Andrews has explored this area in a novel, Trine Erotic, described at Amazon.com as follows:

[P]erhaps the first novel to explore evolutionary psychology (the new ‘science of the mind’). This ‘novel of ideas’ — what author Andrews calls ‘evolutionary fiction,’biofiction,’ and ‘meta-seductive fiction’– also explores why we write: to seduce (as mating strategy), to process, to heal ourselves and ultimately readers, to find meaning.

The latest issue on the web site is Fall 2009, issue #9, and a message on the home page states that the journal is not accepting new submissions. There is plenty of browsing still to be had. It would be unfortunate if the publication were closing down for good.

Andrews is helping to set up an Evolutionary Studies program at New Paltz, on the model created by David Sloane Wilson and colleagues at SUNY Binghamton. Best luck, Alice, in your efforts!
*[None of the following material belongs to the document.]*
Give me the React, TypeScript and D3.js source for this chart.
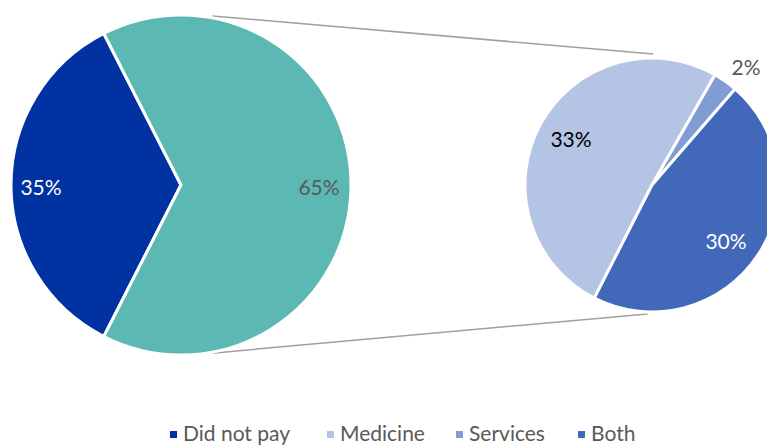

One thought on “Entelechy: Online journal of ideas with an evolutionary flavor

  1. Hatsune

    As you know, I am strongly sutporpive of your position and concerns expressed above. I and many others like yourself are particularly making an effort to promote the practical, applied aspects of evolutionary thinking. I suggest that those of us who are dedicated to advancing the acceptance and use of evolutioinary thinking to advance an understanding of and an improvemnt in the human condition via evolutionarily informed approaches need to develop an effective set of methods to lay the foundation for an acceptance of the value of evolutionary thinking. I don’t believe that this has been done to date.One suggestion is that we learn from healthcare that treating those who are already ill, is not the most effective approach or only remedy for the problem facing healthcare providers. There are just not enough resources allocated to preventive efforts in healthacre or, as I see it, in our effots to get evolutionary thinking in the mainstream. Yes, attempting to address and convert those who are resistant to Evo in higher education is necessary but it’s like treating those already afflicted (with Evo-rejection syndrome) and that road is a tough one to travel and to make headway. I suggest that the approach be augmented by addressing those educators at the elementary and high school levels. This is more akin to prevention and reducing the Evo-rejection disorder . I recall others in the recent past talking about creating course work on evolution for lower education. In addition we need more exposure via public media, (Internet, TV, radio, newpapers, magazines and DVDs) to educate readers, listeners and viewers in a nonconfrontational manner, avoiding disrepect for others’ positions on religion and creationism. This needs a lot of thoughtful planning and it will take patience and persistence but I think it will pay off in the long run. There is no quick fix here. I suggest we get together to do this planning.